Wednesday, Apr 15, 2009

Old article but valid

Marketwatch: Five reasons not to buy a home this year

Homes are more affordable, but don't rush -- prices won't skyrocket soon

Posted by mark @ 10:34 AM (471 views) Add Comment

2 Comments

1. Frank Bell said...

I wouldn't buy ahouse in America anyway - There's too much frigging taxes to pay over there and Obama will increase them even more.....

Wednesday, April 15, 2009 12:53PM Report Comment
 

2. general congreve said...

If there are early signs of green shoots as claimed it is only down to the following reasons:

1. There are many people who have been struggling to get on the ladder for years. The 20% price drops we have seen have so far are encouraging some of these people into purchasing, as the prices are now within their range for the first time ever. They have been priced out for so long they don't want to miss their opportunity to buy. Said people will probably have been saving for a house for years, will have a healthy deposit and are therefore able to meet the 25% deposit requirements on mortgages at the current time.

2. Interest rates are artificially low.

3. The full impact of recession has yet to be felt. The sun in shining again and things don't seem to be half as bad as the pundits have been saying. In other words, reality hasn't caught up with us yet.
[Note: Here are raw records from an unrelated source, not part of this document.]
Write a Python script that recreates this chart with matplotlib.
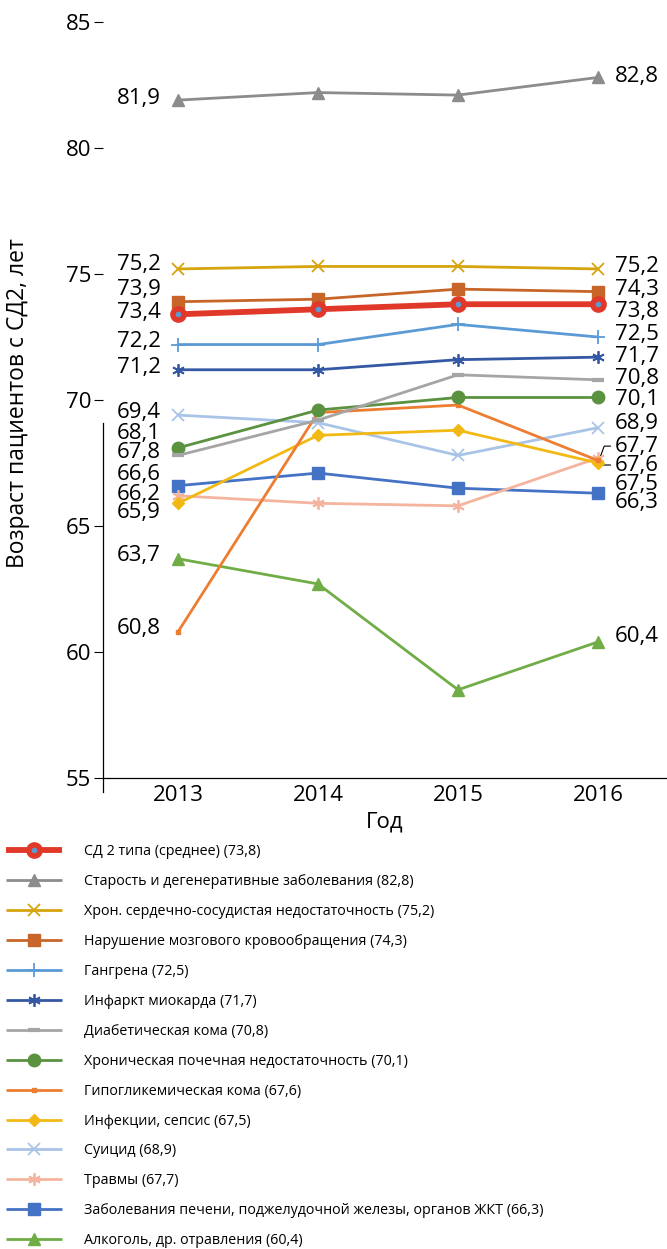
import matplotlib
matplotlib.use("Agg")
import matplotlib.pyplot as plt
from matplotlib.legend_handler import HandlerTuple

plt.rcParams['font.family'] = ['Open Sans', 'DejaVu Sans']

years = [2013, 2014, 2015, 2016]

names = [
    "СД 2 типа (среднее) (73,8)",
    "Старость и дегенеративные заболевания (82,8)",
    "Хрон. сердечно-сосудистая недостаточность (75,2)",
    "Нарушение мозгового кровообращения (74,3)",
    "Гангрена (72,5)",
    "Инфаркт миокарда (71,7)",
    "Диабетическая кома (70,8)",
    "Хроническая почечная недостаточность (70,1)",
    "Гипогликемическая кома (67,6)",
    "Инфекции, сепсис (67,5)",
    "Суицид (68,9)",
    "Травмы (67,7)",
    "Заболевания печени, поджелудочной железы, органов ЖКТ (66,3)",
    "Алкоголь, др. отравления (60,4)",
]

sd2 = [73.4, 73.6, 73.8, 73.8]
old_age = [81.9, 82.2, 82.1, 82.8]
chf = [75.2, 75.3, 75.3, 75.2]
stroke = [73.9, 74.0, 74.4, 74.3]
gangrene = [72.2, 72.2, 73.0, 72.5]
infarct = [71.2, 71.2, 71.6, 71.7]
diab_coma = [67.8, 69.2, 71.0, 70.8]
ckd = [68.1, 69.6, 70.1, 70.1]
hypo_coma = [60.8, 69.5, 69.8, 67.6]
infection = [65.9, 68.6, 68.8, 67.5]
suicide = [69.4, 69.1, 67.8, 68.9]
trauma = [66.2, 65.9, 65.8, 67.7]
liver = [66.6, 67.1, 66.5, 66.3]
alcohol = [63.7, 62.7, 58.5, 60.4]

series = [sd2, old_age, chf, stroke, gangrene, infarct, diab_coma, ckd,
          hypo_coma, infection, suicide, trauma, liver, alcohol]

# end-point label texts
left_labels = ["73,4", "81,9", "75,2", "73,9", "72,2", "71,2", "67,8", "68,1",
               "60,8", "65,9", "69,4", "66,2", "66,6", "63,7"]
right_labels = ["73,8", "82,8", "75,2", "74,3", "72,5", "71,7", "70,8", "70,1",
                "67,6", "67,5", "68,9", "67,7", "66,3", "60,4"]

# label vertical placement (layout, de-overlapped)
left_label_y = [73.49, 81.98, 75.36, 74.40, 72.34, 71.27, 67.90, 68.69,
                60.95, 65.52, 69.52, 66.26, 67.06, 63.81]
right_label_y = [73.53, 82.82, 75.28, 74.40, 72.58, 71.71, 70.87, 70.0,
                 67.42, 66.66, 69.05, 68.17, 65.92, 60.6]

colors = ["#e0392a", "#8c8c8c", "#d6a40c", "#c8662a", "#5b9bd5", "#3458a4",
          "#a5a5a5", "#5b9240", "#ed7d31", "#f2b915", "#a9c4e6", "#f4b49e",
          "#4472c4", "#70ad47"]
markers = ["o", "^", "x", "s", "+", (6, 2, 0), "_", "o", "s", "D", "x",
           (6, 2, 0), "s", "^"]
msizes = [11, 8, 9, 9, 10, 9, 9, 9, 3.5, 6, 9, 9, 9, 8]

W, H = 667, 1249
fig = plt.figure(figsize=(W / 100, H / 100), dpi=100)
ax = fig.add_axes([103 / W, 1 - 792 / H, 564 / W, 792 / H])

handles = []
for i in range(len(series) - 1, -1, -1):
    c = colors[i]
    lw = 4.2 if i == 0 else 2.0
    mk = markers[i]
    filled = mk not in ("x", "+", "_") and not isinstance(mk, tuple)
    ln, = ax.plot(years, series[i], color=c, lw=lw, marker=mk, ms=msizes[i],
                  mfc=c, mec=c, mew=1.3 if not filled else 1.0,
                  zorder=10 if i == 0 else 3 + (14 - i) * 0.1,
                  solid_capstyle='butt')
    if mk == "_":
        ln.set_markeredgewidth(3)
    if i == 0:
        dot, = ax.plot(years, series[i], ls='none', marker='o', ms=3,
                       mfc="#5b9bd5", mec="#5b9bd5", zorder=11)
        handles.insert(0, (ln, dot))
    else:
        handles.insert(0, ln)

LFS = 16
for i in range(len(series)):
    ax.text(years[0] - 0.125, left_label_y[i], left_labels[i], ha='right',
            va='center', fontsize=LFS, color='black')
    if right_labels[i] in ("67,7", "67,6"):
        angB = 70 if right_label_y[i] > 67.7 else 110
        ax.annotate(right_labels[i], xy=(years[-1] + 0.015, 67.72),
                    xytext=(years[-1] + 0.12, right_label_y[i]),
                    ha='left', va='center', fontsize=LFS,
                    arrowprops=dict(arrowstyle='-', lw=0.8, color='black',
                                    shrinkA=1, shrinkB=1, relpos=(0, 0.5),
                                    connectionstyle='angle,angleA=0,angleB=%d,rad=0' % angB))
    else:
        ax.text(years[-1] + 0.12, right_label_y[i], right_labels[i], ha='left',
                va='center', fontsize=LFS, color='black')

ax.set_xlim(2013 - 0.536, 2016 + 0.493)
ax.set_ylim(54.444, 85.873)
ax.set_xticks(years)
ax.set_xticklabels([str(y) for y in years])
ax.set_yticks([55, 60, 65, 70, 75, 80, 85])

for s in ("top", "right"):
    ax.spines[s].set_visible(False)
ax.spines['left'].set_bounds(54.444, 69.1)
ax.spines['left'].set_linewidth(0.9)
ax.spines['bottom'].set_position(('data', 55))
ax.spines['bottom'].set_linewidth(0.9)
ax.tick_params(axis='y', direction='out', length=6.5, width=0.8,
               labelsize=16, pad=2)
ax.tick_params(axis='x', length=0, labelsize=16, pad=5)
ax.patch.set_alpha(0)

fig.text(18 / W, 1 - 403 / H, "Возраст пациентов с СД2, лет", rotation=90,
         ha='center', va='center', fontsize=16.5)
fig.text(385 / W, 1 - 822 / H, "Год", ha='center', va='center', fontsize=16)

fig.legend(handles, names, loc='upper left',
           bbox_to_anchor=(6 / W, 1 - 844 / H), frameon=False, fontsize=10.3,
           handlelength=3.9, handletextpad=1.55, labelspacing=1.045,
           borderpad=0, borderaxespad=0,
           handler_map={tuple: HandlerTuple(ndivide=1, pad=0)})

fig.savefig("out.png", dpi=100)
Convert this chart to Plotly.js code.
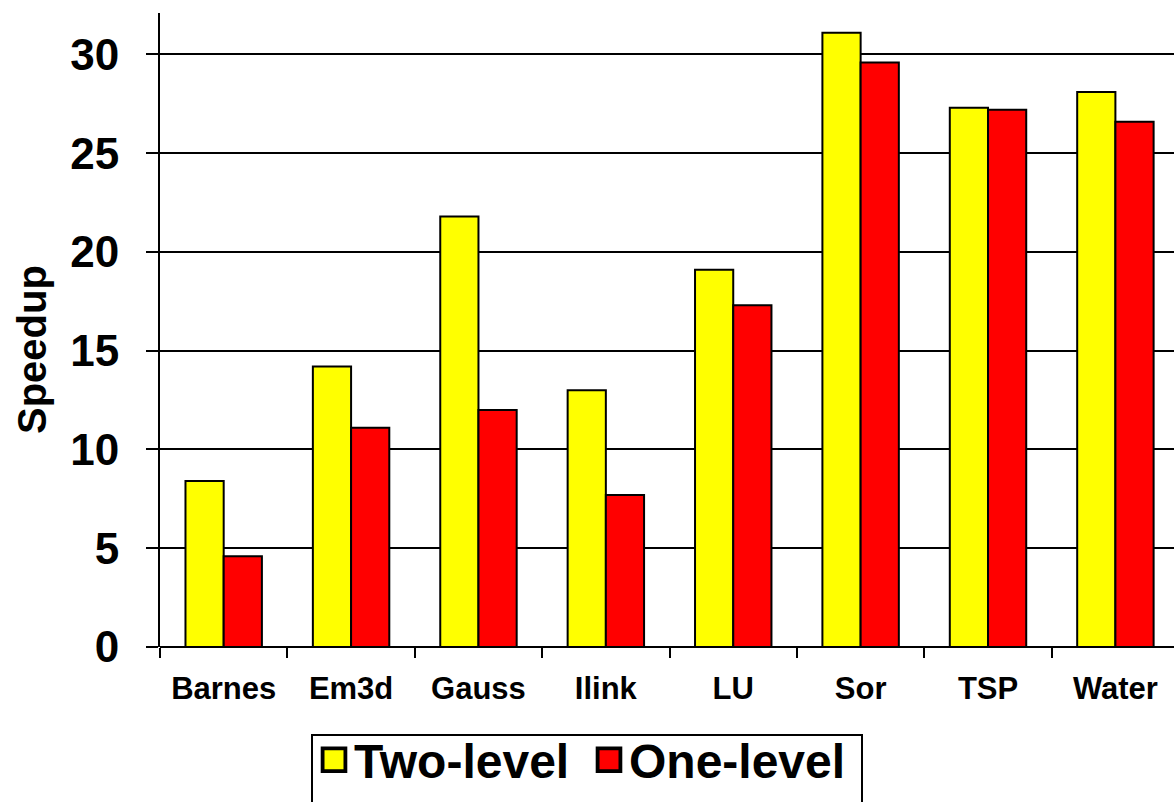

IMO prices will continue to slide because the economic fundamentals cannot support a rising housing market, mainly because:

1. Unemployment is rising, this reduces the pool of people in the market and drives down prices.

2. Interest rates will have to go back up at some point, putting further pressure on marginal homeowners who have so far been saved by interest rate cuts, but will struggle to make repayments when rates rise. This will push up repossessions and undermine house prices.

3. Most of us are so heavily indebted we cannot afford to take on more debt, whether it's for a tv or a house, so where will the money come from to push prices back up? Unless the banks decide to lend ever more ludicrous amounts to increasingly risky customers to get the market moving. Admittedly is happening in part thanks to govt. involvement in banks, but not to the levels needed to increase house prices and ultimately it can't perpetuate anyway, as there are limits on peoples ability to repay, which have been pretty much reached now.

4. Those people mentioned in my earlier point 1 constitute a limited number of buyers who actually have money for a deposit and are impatient/silly enough to buy back in at this point in the market. They cannot permanently change the direction of the market.

Therefore prices will have to drop to affordable levels for most people, it's called market equiblirium. My personal opinion is we're looking at 35% on average by the time this is over.